May 08, 2003|From Bloomberg News

Companies that award stock options would be allowed to deduct their cost from profit based on when employees receive them rather than when they are granted, the Financial Accounting Standards Board ruled Wednesday.

The decision, part of the board's process of developing final rules on the issue by next year, means Intel Corp., Cisco Systems Inc. and other frequent users of stock options could expense the cost of those that vest with employees instead of the total amount awarded. Options typically vest over a three- or five-year period, after which they can be exercised.

Many technology firms have opposed expensing options, saying the practice makes their financial statements less meaningful because options are difficult to price.

Proponents of formal options-expensing, such as billionaire investor Warren Buffett, say options are a cost and should be recognized as such.

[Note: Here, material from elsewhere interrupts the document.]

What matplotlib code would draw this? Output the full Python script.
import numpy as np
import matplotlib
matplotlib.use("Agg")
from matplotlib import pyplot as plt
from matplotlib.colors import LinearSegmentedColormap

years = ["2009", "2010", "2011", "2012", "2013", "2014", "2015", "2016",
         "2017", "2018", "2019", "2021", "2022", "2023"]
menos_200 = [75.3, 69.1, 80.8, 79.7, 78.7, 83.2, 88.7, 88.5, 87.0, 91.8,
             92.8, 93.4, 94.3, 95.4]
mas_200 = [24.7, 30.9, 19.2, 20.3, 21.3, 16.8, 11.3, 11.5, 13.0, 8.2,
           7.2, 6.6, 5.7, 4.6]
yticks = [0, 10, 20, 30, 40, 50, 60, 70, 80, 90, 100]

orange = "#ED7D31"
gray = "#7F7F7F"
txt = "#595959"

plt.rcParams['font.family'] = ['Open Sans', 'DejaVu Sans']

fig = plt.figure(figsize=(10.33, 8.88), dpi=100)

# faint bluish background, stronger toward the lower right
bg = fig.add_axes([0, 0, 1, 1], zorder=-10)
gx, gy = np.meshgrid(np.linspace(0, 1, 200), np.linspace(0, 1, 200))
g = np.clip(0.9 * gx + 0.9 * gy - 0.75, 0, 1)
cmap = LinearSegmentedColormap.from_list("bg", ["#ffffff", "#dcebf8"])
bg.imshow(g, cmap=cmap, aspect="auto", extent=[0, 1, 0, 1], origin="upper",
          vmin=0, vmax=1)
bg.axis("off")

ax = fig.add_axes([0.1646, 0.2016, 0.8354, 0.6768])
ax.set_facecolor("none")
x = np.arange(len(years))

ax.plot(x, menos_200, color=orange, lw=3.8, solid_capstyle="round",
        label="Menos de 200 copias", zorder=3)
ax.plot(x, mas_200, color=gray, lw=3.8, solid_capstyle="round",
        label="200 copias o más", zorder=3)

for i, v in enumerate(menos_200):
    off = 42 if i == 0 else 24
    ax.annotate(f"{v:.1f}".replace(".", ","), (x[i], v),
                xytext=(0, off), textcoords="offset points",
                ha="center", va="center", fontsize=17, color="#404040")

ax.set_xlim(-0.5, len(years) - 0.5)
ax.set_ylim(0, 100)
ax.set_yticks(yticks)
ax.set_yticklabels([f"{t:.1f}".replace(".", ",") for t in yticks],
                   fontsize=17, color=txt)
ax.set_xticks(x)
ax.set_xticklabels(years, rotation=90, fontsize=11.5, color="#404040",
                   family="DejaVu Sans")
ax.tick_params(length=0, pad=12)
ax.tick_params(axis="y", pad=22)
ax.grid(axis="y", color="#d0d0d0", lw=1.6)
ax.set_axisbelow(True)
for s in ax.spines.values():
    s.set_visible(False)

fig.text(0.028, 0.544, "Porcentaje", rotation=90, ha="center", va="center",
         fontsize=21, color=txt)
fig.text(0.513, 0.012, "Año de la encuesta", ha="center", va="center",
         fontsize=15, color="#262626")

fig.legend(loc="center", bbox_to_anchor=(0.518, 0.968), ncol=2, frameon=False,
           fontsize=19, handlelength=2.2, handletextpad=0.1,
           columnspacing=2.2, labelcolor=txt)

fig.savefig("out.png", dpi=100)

"Waiting until they vest will reduce by quite a bit the amount that companies will have to expense," said Charles Mulford, an accounting professor at Georgia Institute of Technology. "I'm not sure I agree with that."

FASB adopted a method for expensing known as the modified grant-date measurement approach. Under the method, the options are valued as of the date they are granted, but that value is adjusted to reflect options that don't vest because employees leave the company or performance goals are not met.

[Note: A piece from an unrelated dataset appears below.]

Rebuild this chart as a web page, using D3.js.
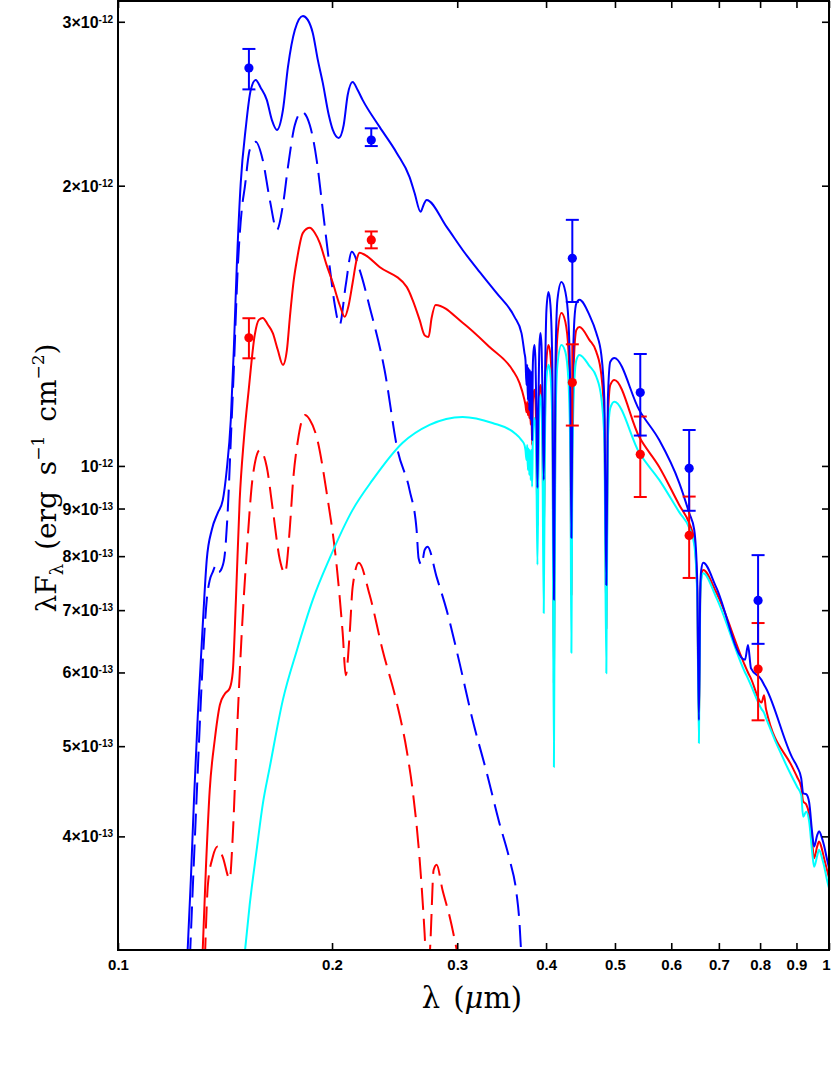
<!DOCTYPE html>
<html><head><meta charset="utf-8">
<script src="https://cdn.jsdelivr.net/npm/d3@7"></script>
<style>body{margin:0;background:#fff}svg{display:block}</style>
</head><body>
<svg id="c" width="831" height="1090"></svg>
<script>
// flux values are in units of 1e-13 erg s^-1 cm^-2, wavelengths in micron
const FLUX_UNIT = 1e-13;
const xTicks = [0.1,0.2,0.3,0.4,0.5,0.6,0.7,0.8,0.9,1];
const xTickLabels = ["0.1","0.2","0.3","0.4","0.5","0.6","0.7","0.8","0.9","1"];
const yTicks = [30,20,10,9,8,7,6,5,4];
const yTickMantissa = ["3\u00d710","2\u00d710","10","9\u00d710","8\u00d710","7\u00d710","6\u00d710","5\u00d710","4\u00d710"];
const yTickExponent = ["-12","-12","-12","-13","-13","-13","-13","-13","-13"];

// total model (blue), UV part
const blueTotalUV = [[0.1250,2.90],[0.1266,3.59],[0.1279,4.38],[0.1295,5.40],[0.1317,6.83],[0.1333,7.93],[0.1355,8.54],[0.1381,8.90],[0.1404,9.19],[0.1422,9.90],[0.1441,11.21],[0.1455,13.32],[0.1469,16.36],[0.1488,20.13],[0.1513,23.13],[0.1537,25.34],[0.1562,25.98],[0.1588,25.47],[0.1619,24.73],[0.1646,23.53],[0.1673,22.96],[0.1706,24.12],[0.1734,26.83],[0.1773,29.40],[0.1820,30.44],[0.1849,30.14],[0.1879,29.18],[0.1910,27.30],[0.1941,25.79],[0.1979,23.82],[0.2005,22.96],[0.2044,22.51],[0.2077,23.24],[0.2104,25.03],[0.2138,25.85],[0.2173,25.34],[0.2208,24.73],[0.2333,23.13],[0.2466,21.69],[0.2571,20.43],[0.2613,19.64],[0.2664,18.75],[0.2690,19.07],[0.2716,19.31],[0.2899,18.06],[0.3053,17.06],[0.3225,16.16],[0.3407,15.34],[0.3611,14.46],[0.3694,13.89]];
// total model (red), UV part
const redTotalUV = [[0.1313,2.90],[0.1329,3.68],[0.1346,4.49],[0.1368,5.08],[0.1391,5.54],[0.1413,5.69],[0.1436,5.77],[0.1450,6.00],[0.1465,7.18],[0.1483,9.19],[0.1503,10.66],[0.1527,12.07],[0.1557,13.82],[0.1578,14.35],[0.1598,14.42],[0.1625,14.18],[0.1651,13.89],[0.1678,13.32],[0.1706,12.84],[0.1728,13.32],[0.1745,14.46],[0.1767,15.84],[0.1785,16.65],[0.1820,17.80],[0.1861,18.02],[0.1891,17.80],[0.1922,17.36],[0.1966,16.42],[0.2005,15.73],[0.2050,14.89],[0.2084,14.46],[0.2111,14.89],[0.2138,15.73],[0.2166,16.65],[0.2187,16.94],[0.2223,16.86],[0.2333,16.36],[0.2547,15.57],[0.2596,15.08],[0.2656,14.35],[0.2699,13.82],[0.2734,13.76],[0.2761,14.42],[0.2797,14.89],[0.3053,14.25],[0.3331,13.42],[0.3588,12.68],[0.3670,12.28]];
// cool star (cyan), UV part
const coolStarUV = [[0.1503,2.93],[0.1532,3.38],[0.1567,3.87],[0.1598,4.33],[0.1635,4.75],[0.1706,5.61],[0.1785,6.34],[0.1879,7.18],[0.1985,7.96],[0.2138,8.97],[0.2281,9.66],[0.2514,10.59],[0.2743,11.07],[0.3053,11.29],[0.3363,11.12],[0.3611,10.85],[0.3694,10.66]];

// optical part on a shared wavelength grid
const opticalLambda = [0.3730,0.3742,0.3754,0.3763,0.3771,0.3780,0.3788,0.3797,0.3806,0.3814,0.3823,0.3831,0.3840,0.3853,0.3865,0.3878,0.3890,0.3903,0.3915,0.3928,0.3941,0.3953,0.3970,0.3986,0.4005,0.4031,0.4057,0.4083,0.4103,0.4123,0.4150,0.4204,0.4258,0.4300,0.4328,0.4342,0.4356,0.4384,0.4413,0.4456,0.4602,0.4707,0.4784,0.4831,0.4862,0.4886,0.4925,0.4989,0.5410,0.5771,0.6157,0.6359,0.6463,0.6526,0.6562,0.6590,0.6611,0.6654,0.6938,0.7619,0.7693,0.7768,0.8038,0.8103,0.8155,0.8877,0.9022,0.9139,0.9197,0.9287,0.9378,0.9469,0.9530,0.9623,0.9683,0.9778,0.9841,0.9936,1.0000];
const blueTotalOpt = [13.22,13.00,12.22,12.84,11.77,12.74,11.48,12.68,11.21,12.62,10.66,12.68,13.26,13.49,13.00,11.34,9.47,11.77,13.49,13.89,13.49,12.07,9.66,12.37,14.71,15.38,14.89,12.68,7.18,12.68,15.08,15.76,15.38,14.35,11.77,8.37,11.77,14.35,14.96,15.08,14.53,13.89,13.16,11.77,7.45,11.77,12.94,13.06,11.48,10.66,9.59,8.90,8.54,7.54,5.33,7.36,7.73,7.87,7.41,6.19,6.42,6.06,5.89,5.82,5.77,4.86,4.75,4.62,4.45,4.44,4.35,4.04,3.90,4.01,4.05,3.98,3.91,3.78,3.70];
const redTotalOpt = [11.77,11.63,11.42,11.72,11.34,11.66,11.26,11.63,11.07,11.63,10.53,11.63,11.92,12.07,11.77,10.40,8.62,10.93,12.01,12.22,12.01,10.93,8.21,11.21,13.00,13.49,13.16,11.48,5.85,11.48,13.82,14.60,14.28,13.32,10.93,7.27,10.93,13.32,14.00,14.10,13.66,13.26,12.53,11.21,6.69,11.21,12.22,12.37,10.74,9.975,9.08,8.68,8.33,7.36,5.19,7.23,7.60,7.73,7.32,6.10,6.00,5.91,5.57,5.67,5.48,4.75,4.63,4.52,4.36,4.33,4.22,3.94,3.79,3.90,3.95,3.87,3.79,3.68,3.61];
const coolStarOpt = [10.53,10.40,10.15,10.53,9.90,10.45,9.78,10.40,9.66,10.40,9.50,10.53,11.07,11.26,11.07,9.66,7.83,10.15,11.63,11.92,11.63,10.40,6.95,10.66,12.43,12.84,12.53,10.93,4.75,10.93,12.84,13.49,13.26,12.37,10.15,6.30,10.15,12.37,13.00,13.16,12.81,12.47,11.83,10.66,5.99,10.66,11.54,11.72,10.33,9.66,8.92,8.58,8.23,7.27,5.04,7.18,7.54,7.67,7.23,6.00,5.91,5.81,5.48,5.43,5.36,4.63,4.52,4.43,4.20,4.25,4.15,3.85,3.71,3.81,3.87,3.79,3.72,3.59,3.52];

// hot components (dashed)
const blueHot = [[0.1262,2.95],[0.1279,3.78],[0.1295,4.72],[0.1308,5.61],[0.1321,6.50],[0.1333,7.18],[0.1346,7.54],[0.1359,7.69],[0.1372,7.81],[0.1386,7.69],[0.1400,7.77],[0.1413,8.03],[0.1427,8.97],[0.1441,10.66],[0.1455,12.68],[0.1474,16.36],[0.1493,18.84],[0.1508,19.94],[0.1532,21.85],[0.1562,22.29],[0.1598,21.31],[0.1635,19.31],[0.1673,17.93],[0.1706,19.07],[0.1734,20.95],[0.1773,23.24],[0.1814,24.00],[0.1861,23.24],[0.1903,21.31],[0.1941,18.84],[0.1985,16.36],[0.2018,14.89],[0.2050,14.18],[0.2091,15.65],[0.2132,16.99],[0.2187,16.24],[0.2259,14.82],[0.2371,12.68],[0.2473,10.40],[0.2571,9.42],[0.2630,8.54],[0.2647,7.96],[0.2673,7.83],[0.2699,8.12],[0.2725,8.19],[0.2806,7.60],[0.2899,7.00],[0.3023,6.14],[0.3154,5.33],[0.3299,4.69],[0.3440,4.13],[0.3553,3.78],[0.3634,3.48],[0.3670,3.23],[0.3694,2.95]];
const redHot = [[0.1325,2.95],[0.1338,3.55],[0.1359,3.80],[0.1381,3.90],[0.1404,3.80],[0.1436,3.60],[0.1450,4.00],[0.1469,5.10],[0.1493,6.62],[0.1518,8.12],[0.1547,9.73],[0.1583,10.40],[0.1619,9.975],[0.1651,8.97],[0.1689,7.93],[0.1717,7.67],[0.1745,8.60],[0.1762,9.59],[0.1791,10.66],[0.1831,11.34],[0.1861,11.21],[0.1903,10.74],[0.1966,9.35],[0.2031,7.79],[0.2070,6.62],[0.2091,5.96],[0.2118,6.62],[0.2138,7.41],[0.2181,7.87],[0.2259,7.27],[0.2356,6.34],[0.2466,5.57],[0.2547,4.95],[0.2596,4.49],[0.2656,3.78],[0.2699,3.15],[0.2725,2.74],[0.2752,3.11],[0.2779,3.68],[0.2806,3.73],[0.2861,3.50],[0.2927,3.28],[0.3014,2.95]];

// photometry
const photLambda = [0.1528,0.2271,0.4355,0.5427,0.6358,0.7948];
const bluePhot   = [26.76,22.39,16.71,11.99,9.94,7.17];
const bluePhotLo = [25.38,22.06,15.00,10.78,8.95,6.44];
const bluePhotHi = [28.05,23.05,18.38,13.19,10.93,8.02];
const redPhot    = [13.73,17.49,12.29,10.29,8.42,6.05];
const redPhotLo  = [13.05,17.13,11.05,9.26,7.58,5.33];
const redPhotHi  = [14.41,17.86,13.51,11.30,9.27,6.78];

const BLUE="#0000ff", RED="#ff0000", CYAN="#00ffff";
const L=118, R=829, T=1, B=950;
const svg = d3.select("#c");
const x = d3.scaleLog().domain([0.1,1]).range([L,R]);
const y = d3.scaleLog().domain([3.02,31.66]).range([B,0]);

svg.append("defs").append("clipPath").attr("id","clip")
  .append("rect").attr("x",L).attr("y",T).attr("width",R-L).attr("height",B-T);

const line = d3.line().x(d=>x(d[0])).y(d=>y(d[1])).curve(d3.curveMonotoneX);
const optical = arr => opticalLambda.map((l,i)=>[l,arr[i]]);
const series = [
  {data: redHot, color: RED, dash: "22,9"},
  {data: blueHot, color: BLUE, dash: "22,9"},
  {data: redTotalUV.concat(optical(redTotalOpt)), color: RED},
  {data: coolStarUV.concat(optical(coolStarOpt)), color: CYAN},
  {data: blueTotalUV.concat(optical(blueTotalOpt)), color: BLUE}
];
const gl = svg.append("g").attr("clip-path","url(#clip)");
series.forEach(s=>{
  gl.append("path").attr("d",line(s.data)).attr("fill","none")
    .attr("stroke",s.color).attr("stroke-width",2).attr("stroke-linejoin","round")
    .attr("stroke-dasharray",s.dash||null);
});

function phot(vals,lo,hi,color){
  const g = svg.append("g");
  photLambda.forEach((l,i)=>{
    const cx=x(l);
    g.append("line").attr("x1",cx).attr("x2",cx).attr("y1",y(lo[i])).attr("y2",y(hi[i])).attr("stroke",color).attr("stroke-width",2);
    [lo[i],hi[i]].forEach(v=>g.append("line").attr("x1",cx-6.5).attr("x2",cx+6.5).attr("y1",y(v)).attr("y2",y(v)).attr("stroke",color).attr("stroke-width",2));
    g.append("circle").attr("cx",cx).attr("cy",y(vals[i])).attr("r",4.6).attr("fill",color);
  });
}
phot(redPhot,redPhotLo,redPhotHi,RED);
phot(bluePhot,bluePhotLo,bluePhotHi,BLUE);

// axes
const tickFont = "'Liberation Sans', Arial, sans-serif";
const axB = svg.append("g").attr("transform",`translate(0,${B})`)
  .call(d3.axisBottom(x).tickValues(xTicks).tickSize(-7).tickPadding(9).tickFormat((d,i)=>xTickLabels[i]));
const axT = svg.append("g").attr("transform",`translate(0,${T})`)
  .call(d3.axisTop(x).tickValues(xTicks).tickSize(-7).tickFormat(""));
const axL = svg.append("g").attr("transform",`translate(${L},0)`)
  .call(d3.axisLeft(y).tickValues(yTicks).tickSize(-7).tickFormat(""));
const axR = svg.append("g").attr("transform",`translate(${R},0)`)
  .call(d3.axisRight(y).tickValues(yTicks).tickSize(-7).tickFormat(""));
[axB,axT,axL,axR].forEach(a=>{
  a.select(".domain").remove();
  a.selectAll(".tick line").attr("stroke","#000").attr("stroke-width",1.6);
});
axB.selectAll(".tick text").attr("font-family",tickFont).attr("font-weight","bold").attr("font-size",15).attr("fill","#000")
  .attr("dx",(d,i)=>i===xTicks.length-1?-3:0);

// y tick labels with superscripts
const yl = svg.append("g").attr("font-family",tickFont).attr("font-weight","bold").attr("fill","#000");
yTicks.forEach((v,i)=>{
  const t = yl.append("text").attr("x",113).attr("y",y(v)+6).attr("text-anchor","end");
  t.append("tspan").attr("font-size",16).text(yTickMantissa[i]);
  t.append("tspan").attr("font-size",10).attr("dy",-5).text(yTickExponent[i]);
});

// frame
svg.append("rect").attr("x",L).attr("y",T).attr("width",R-L).attr("height",B-T)
  .attr("fill","none").attr("stroke","#000").attr("stroke-width",2);

// axis titles
const serif = "'DejaVu Serif', 'Liberation Serif', serif";
const xt = svg.append("text").attr("x",472).attr("y",1008).attr("text-anchor","middle")
  .attr("font-family",serif).attr("font-size",29).attr("fill","#000");
xt.append("tspan").text("\u03bb");
xt.append("tspan").attr("dx",13).text("(");
xt.append("tspan").attr("font-style","italic").text("\u03bc");
xt.append("tspan").text("m)");

const yt = svg.append("text").attr("transform","translate(56,478) rotate(-90)").attr("text-anchor","middle")
  .attr("font-family",serif).attr("font-size",28).attr("fill","#000");
yt.append("tspan").text("\u03bbF");
yt.append("tspan").attr("font-size",18).attr("dy",7).text("\u03bb");
yt.append("tspan").attr("dy",-7).attr("dx",14).text("(erg");
yt.append("tspan").attr("dx",16).text("s");
yt.append("tspan").attr("font-size",17).attr("dy",-12).text("\u22121");
yt.append("tspan").attr("dy",12).attr("dx",14).text("cm");
yt.append("tspan").attr("font-size",17).attr("dy",-12).text("\u22122");
yt.append("tspan").attr("dy",12).text(")");
</script>
</body></html>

Wednesday's ruling by FASB, the board that writes U.S. accounting rules, is a less strict approach than that of the International Accounting Standards Board. The IASB's proposed rule would require companies to expense options based on their value on the date they are awarded.

FASB decided earlier this month that options are a compensation expense that should be recognized on a company's financial statement. The decision followed last year's rash of corporate scandals, some of which involved stock option abuses.

FASB Chairman Robert Herz has said he expects the board to release a draft rule on accounting for options as an expense for public comment by the end of this year. He said he doesn't know whether political opposition will delay the board's work.

"We're going to continue to do our own work in our usual thorough, due process kind of way," Herz said. "We're looking for light rather than heat."

Herz will hear opposition to expensing options today when he travels to Washington for a discussion on the issue hosted by Sen. Mike Enzi (R-Wyo.).